===== EXERCISE INPUTS =====

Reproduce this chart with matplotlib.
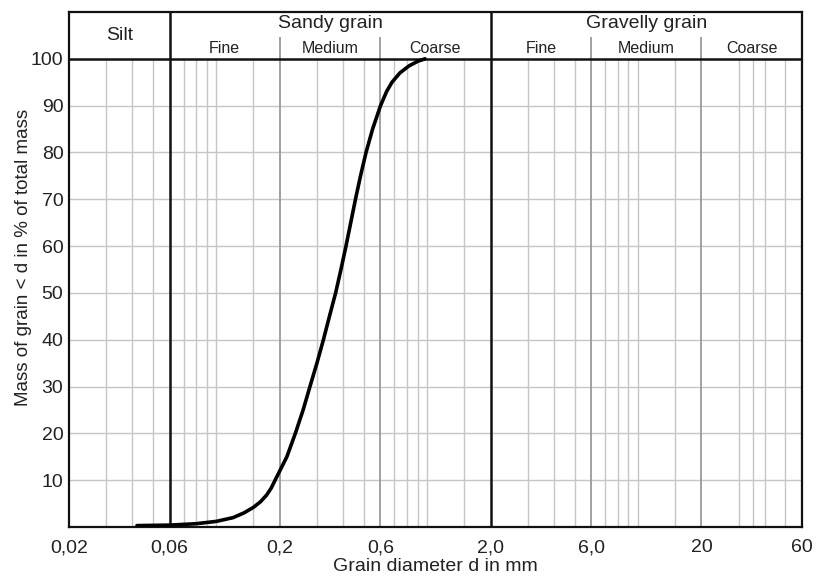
import numpy as np
import matplotlib
matplotlib.use("Agg")
import matplotlib.pyplot as plt

plt.rcParams['font.family'] = ['Liberation Sans', 'DejaVu Sans']

# Grain size distribution curve (diameter in mm, cumulative mass %)
diameter = [0.042, 0.06, 0.08, 0.1, 0.12, 0.135, 0.15, 0.162, 0.173, 0.182,
            0.19, 0.216, 0.237, 0.258, 0.278, 0.300, 0.322, 0.344, 0.368,
            0.390, 0.412, 0.434, 0.457, 0.483, 0.513, 0.551, 0.601, 0.642,
            0.681, 0.743, 0.821, 0.905, 0.977]
passing = [0.3, 0.4, 0.7, 1.2, 2.0, 3.0, 4.2, 5.4, 6.8, 8.3,
           10, 15, 20, 25, 30, 35, 40, 45, 50,
           55, 60, 65, 70, 75, 80, 85, 90, 93,
           95, 97, 98.5, 99.5, 100]

# Axis ticks
x_ticks = [0.02, 0.06, 0.2, 0.6, 2.0, 6.0, 20, 60]
x_tick_labels = ["0,02", "0,06", "0,2", "0,6", "2,0", "6,0", "20", "60"]
y_ticks = [10, 20, 30, 40, 50, 60, 70, 80, 90, 100]

# Grid lines
light_grid = [0.03, 0.04, 0.05, 0.07, 0.08, 0.09, 0.1, 0.15, 0.3, 0.4, 0.5,
              0.7, 0.8, 0.9, 1.0, 1.5, 3, 4, 5, 7, 8, 9, 10, 15, 30, 35, 40, 50]
sub_bounds = [0.2, 0.6, 6.0, 20]
main_bounds = [0.06, 2.0]

# Header classes
main_classes = [("Silt", 0.02, 0.06), ("Sandy grain", 0.06, 2.0),
                ("Gravelly grain", 2.0, 60)]
sub_classes = [("Fine", 0.06, 0.2), ("Medium", 0.2, 0.6), ("Coarse", 0.6, 2.0),
               ("Fine", 2.0, 6.0), ("Medium", 6.0, 20), ("Coarse", 20, 60)]

text_color = "#222222"

fig = plt.figure(figsize=(8.19, 5.77), dpi=100)
ax = fig.add_axes([69 / 819, 1 - 527 / 577, 733 / 819, 515 / 577])
ax.set_xscale("log")
ax.set_xlim(0.02, 60)
ax.set_ylim(0, 110)

for x in light_grid:
    ax.vlines(x, 0, 100, color="#c6c6c6", lw=1.0, zorder=1)
for y in y_ticks[:-1]:
    ax.axhline(y, color="#c6c6c6", lw=1.0, zorder=1)
for x in sub_bounds:
    ax.vlines(x, 0, 104.7, color="#9a9a9a", lw=1.3, zorder=2)
for x in main_bounds:
    ax.vlines(x, 0, 110, color="#111111", lw=1.8, zorder=3)
ax.axhline(100, color="#111111", lw=1.8, zorder=3)

ax.plot(diameter, passing, color="black", lw=2.6, solid_capstyle="round",
        solid_joinstyle="round", zorder=4)

for name, lo, hi in main_classes:
    xc = np.sqrt(lo * hi)
    yc = 105 if name == "Silt" else 107.6
    ax.text(xc, yc, name, ha="center", va="center", fontsize=14, color=text_color)
for name, lo, hi in sub_classes:
    ax.text(np.sqrt(lo * hi), 102.1, name, ha="center", va="center",
            fontsize=11.5, color=text_color)

ax.set_xticks(x_ticks)
ax.set_xticklabels(x_tick_labels)
ax.xaxis.set_minor_locator(matplotlib.ticker.NullLocator())
ax.set_yticks(y_ticks)
ax.tick_params(length=0, labelsize=14, labelcolor=text_color)
ax.tick_params(axis="x", pad=9)
ax.tick_params(axis="y", pad=4)

for s in ax.spines.values():
    s.set_linewidth(1.6)
    s.set_color("#111111")

fig.text(435.5 / 819, 1 - 571 / 577, "Grain diameter d in mm", ha="center",
         va="baseline", fontsize=14, color=text_color)
ax.set_ylabel("Mass of grain < d in % of total mass", fontsize=13.5, color=text_color)
ax.yaxis.set_label_coords(-0.05, 0.524)

fig.savefig("out.png", dpi=100)
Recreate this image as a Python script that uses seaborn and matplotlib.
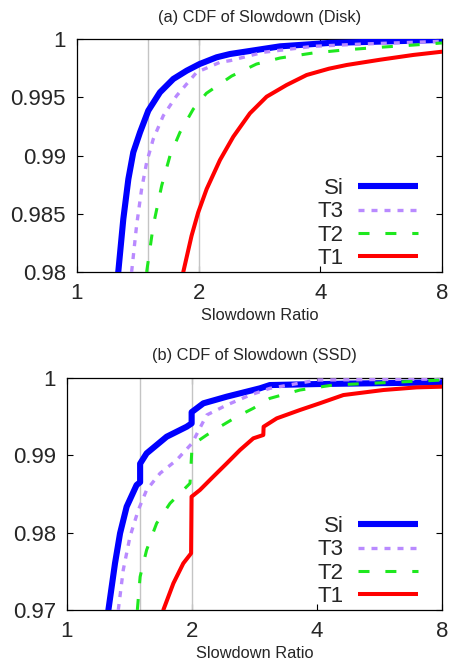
import matplotlib
matplotlib.use("Agg")
import matplotlib.pyplot as plt
import seaborn as sns
from matplotlib.ticker import FixedLocator, FixedFormatter, NullLocator

sns.set_style("ticks")
plt.rcParams['font.family'] = ['Liberation Sans', 'DejaVu Sans']

# ---------------- (a) Disk ----------------
disk_si_x = [1.265, 1.302, 1.34, 1.378, 1.432, 1.501, 1.604, 1.731, 1.868, 2.01, 2.216, 2.39, 3.18, 4.2, 8.0]
disk_si_y = [0.9800, 0.98455, 0.98798, 0.99027, 0.99199, 0.99385, 0.99542, 0.99657, 0.99728, 0.99785, 0.99843, 0.99871, 0.99937, 0.99966, 0.99992]

disk_t3_x = [1.365, 1.404, 1.445, 1.487, 1.544, 1.635, 1.764, 1.977, 2.258, 2.39, 2.89, 3.84, 5.1, 8.0]
disk_t3_y = [0.9800, 0.98397, 0.98712, 0.98941, 0.99141, 0.99342, 0.99513, 0.99714, 0.9980, 0.99814, 0.99886, 0.99937, 0.99957, 0.9998]

disk_t2_x = [1.487, 1.544, 1.62, 1.699, 1.798, 1.94, 2.09, 2.413, 2.78, 3.18, 3.84, 4.65, 5.62, 6.79, 8.0]
disk_t2_y = [0.9800, 0.98397, 0.98741, 0.98999, 0.99199, 0.99399, 0.99534, 0.99682, 0.99785, 0.99837, 0.9988, 0.99908, 0.99929, 0.99948, 0.99966]

disk_t1_x = [1.832, 1.921, 1.995, 2.093, 2.258, 2.436, 2.678, 2.946, 3.30, 3.70, 4.2, 4.65, 5.62, 6.79, 8.0]
disk_t1_y = [0.9800, 0.98312, 0.98512, 0.98712, 0.98961, 0.99161, 0.99362, 0.99505, 0.99605, 0.99691, 0.99745, 0.99777, 0.99822, 0.99863, 0.99891]

# ---------------- (b) SSD ----------------
ssd_si_x = [1.258, 1.305, 1.342, 1.392, 1.471, 1.50, 1.50, 1.555, 1.738, 1.942, 1.996, 1.996, 2.13, 2.425, 2.916, 3.08, 4.0, 8.0]
ssd_si_y = [0.9700, 0.97603, 0.9799, 0.98334, 0.98614, 0.9865, 0.9889, 0.99023, 0.99238, 0.99367, 0.9941, 0.99555, 0.99669, 0.99755, 0.99863, 0.99905, 0.99918, 0.9994]

ssd_t3_x = [1.329, 1.366, 1.418, 1.485, 1.555, 1.675, 1.837, 2.0, 2.17, 2.425, 2.76, 3.08, 4.0, 8.0]
ssd_t3_y = [0.9700, 0.97517, 0.97947, 0.98291, 0.9855, 0.98765, 0.98937, 0.99153, 0.99518, 0.99647, 0.99776, 0.99862, 0.9997, 0.99983]

ssd_t2_x = [1.477, 1.50, 1.555, 1.644, 1.771, 1.978, 2.0, 2.055, 2.17, 2.336, 2.563, 2.81, 3.08, 3.64, 4.37, 8.0]
ssd_t2_y = [0.9700, 0.9743, 0.97775, 0.9812, 0.98378, 0.98636, 0.9910, 0.99173, 0.9926, 0.99367, 0.99496, 0.99605, 0.99733, 0.99841, 0.99905, 0.9997]

ssd_t1_x = [1.706, 1.804, 1.906, 1.99, 1.995, 2.09, 2.25, 2.425, 2.61, 2.81, 2.97, 2.975, 3.2, 3.64, 4.06, 4.63, 5.78, 6.95, 8.0]
ssd_t1_y = [0.9700, 0.97345, 0.97603, 0.97732, 0.98463, 0.9855, 0.98722, 0.98894, 0.99066, 0.99217, 0.9926, 0.99367, 0.99475, 0.99583, 0.99669, 0.99776, 0.99841, 0.99875, 0.99884]

series_labels = ["Si", "T3", "T2", "T1"]
x_ticks = [1, 2, 4, 8]
x_tick_labels = ["1", "2", "4", "8"]
disk_y_ticks = [0.98, 0.985, 0.99, 0.995, 1.0]
disk_y_tick_labels = ["0.98", "0.985", "0.99", "0.995", "1"]
ssd_y_ticks = [0.97, 0.98, 0.99, 1.0]
ssd_y_tick_labels = ["0.97", "0.98", "0.99", "1"]
marker_lines = [1.5, 2.0]

styles = {
    "Si": dict(color="#0000ff", linewidth=4.4, linestyle="-"),
    "T3": dict(color="#b98aff", linewidth=2.4, dashes=(1.8, 2.1)),
    "T2": dict(color="#1ee81e", linewidth=2.2, dashes=(3.6, 5.2)),
    "T1": dict(color="#ff0000", linewidth=2.9, linestyle="-"),
}

fig = plt.figure(figsize=(4.51, 6.62), dpi=100)
ax_disk = fig.add_axes([77 / 451, 1 - 272 / 662, 365 / 451, 233 / 662])
ax_ssd = fig.add_axes([67 / 451, 1 - 610 / 662, 375 / 451, 232.3 / 662])


def draw_panel(ax, data, title, yticks, ylabels, ylim, legend_anchor):
    for xv in marker_lines:
        ax.axvline(xv, color="#c4c4c4", linewidth=1.0, zorder=1)
    for lab, (xs, ys) in zip(series_labels, data):
        st = dict(styles[lab])
        sns.lineplot(x=xs, y=ys, ax=ax, estimator=None, sort=False,
                     label=lab, zorder=3, **st)
    ax.set_xscale("log", base=2)
    ax.set_xlim(1, 8)
    ax.set_ylim(*ylim)
    ax.xaxis.set_major_locator(FixedLocator(x_ticks))
    ax.xaxis.set_major_formatter(FixedFormatter(x_tick_labels))
    ax.xaxis.set_minor_locator(NullLocator())
    ax.yaxis.set_major_locator(FixedLocator(yticks))
    ax.yaxis.set_major_formatter(FixedFormatter(ylabels))
    ax.tick_params(axis="both", which="major", direction="in", length=4,
                   width=0.8, labelsize=16, top=True, right=True, pad=8,
                   color="black")
    for sp in ax.spines.values():
        sp.set_visible(True)
        sp.set_color("black")
        sp.set_linewidth(0.9)
    ax.set_title(title, fontsize=11.8, pad=12.5)
    ax.set_xlabel("Slowdown Ratio", fontsize=11.8, labelpad=3)
    ax.set_ylabel("")
    leg = ax.legend(loc="lower right", bbox_to_anchor=legend_anchor,
                    frameon=False, markerfirst=False, fontsize=16,
                    handlelength=2.7, handletextpad=0.65, labelspacing=0.11,
                    borderaxespad=0, borderpad=0)
    for h in leg.get_lines():
        h.set_solid_capstyle("butt")


draw_panel(ax_disk,
           [(disk_si_x, disk_si_y), (disk_t3_x, disk_t3_y),
            (disk_t2_x, disk_t2_y), (disk_t1_x, disk_t1_y)],
           "(a) CDF of Slowdown (Disk)", disk_y_ticks, disk_y_tick_labels,
           (0.98, 1.0), (0.934, 0.012))
draw_panel(ax_ssd,
           [(ssd_si_x, ssd_si_y), (ssd_t3_x, ssd_t3_y),
            (ssd_t2_x, ssd_t2_y), (ssd_t1_x, ssd_t1_y)],
           "(b) CDF of Slowdown (SSD)", ssd_y_ticks, ssd_y_tick_labels,
           (0.97, 1.0), (0.936, 0.012))

fig.savefig("out.png", dpi=100)
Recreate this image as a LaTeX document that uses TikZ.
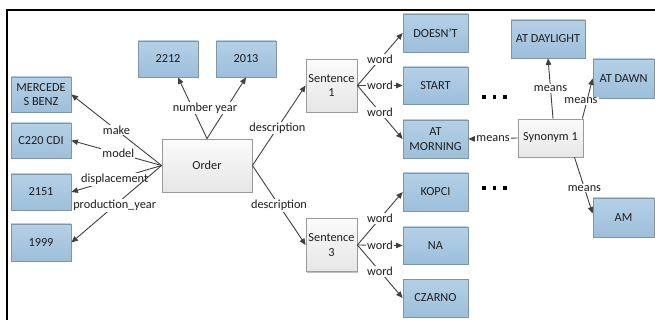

=====

#### AIM OF THE TASK:
Leave out the pictures and repeat the lines from the start of the material through the line with "ax.set_ylim(0, 110)", inclusive.

#### SOLUTION BELOW:
Reproduce this chart with matplotlib.
import numpy as np
import matplotlib
matplotlib.use("Agg")
import matplotlib.pyplot as plt

plt.rcParams['font.family'] = ['Liberation Sans', 'DejaVu Sans']

# Grain size distribution curve (diameter in mm, cumulative mass %)
diameter = [0.042, 0.06, 0.08, 0.1, 0.12, 0.135, 0.15, 0.162, 0.173, 0.182,
            0.19, 0.216, 0.237, 0.258, 0.278, 0.300, 0.322, 0.344, 0.368,
            0.390, 0.412, 0.434, 0.457, 0.483, 0.513, 0.551, 0.601, 0.642,
            0.681, 0.743, 0.821, 0.905, 0.977]
passing = [0.3, 0.4, 0.7, 1.2, 2.0, 3.0, 4.2, 5.4, 6.8, 8.3,
           10, 15, 20, 25, 30, 35, 40, 45, 50,
           55, 60, 65, 70, 75, 80, 85, 90, 93,
           95, 97, 98.5, 99.5, 100]

# Axis ticks
x_ticks = [0.02, 0.06, 0.2, 0.6, 2.0, 6.0, 20, 60]
x_tick_labels = ["0,02", "0,06", "0,2", "0,6", "2,0", "6,0", "20", "60"]
y_ticks = [10, 20, 30, 40, 50, 60, 70, 80, 90, 100]

# Grid lines
light_grid = [0.03, 0.04, 0.05, 0.07, 0.08, 0.09, 0.1, 0.15, 0.3, 0.4, 0.5,
              0.7, 0.8, 0.9, 1.0, 1.5, 3, 4, 5, 7, 8, 9, 10, 15, 30, 35, 40, 50]
sub_bounds = [0.2, 0.6, 6.0, 20]
main_bounds = [0.06, 2.0]

# Header classes
main_classes = [("Silt", 0.02, 0.06), ("Sandy grain", 0.06, 2.0),
                ("Gravelly grain", 2.0, 60)]
sub_classes = [("Fine", 0.06, 0.2), ("Medium", 0.2, 0.6), ("Coarse", 0.6, 2.0),
               ("Fine", 2.0, 6.0), ("Medium", 6.0, 20), ("Coarse", 20, 60)]

text_color = "#222222"

fig = plt.figure(figsize=(8.19, 5.77), dpi=100)
ax = fig.add_axes([69 / 819, 1 - 527 / 577, 733 / 819, 515 / 577])
ax.set_xscale("log")
ax.set_xlim(0.02, 60)
ax.set_ylim(0, 110)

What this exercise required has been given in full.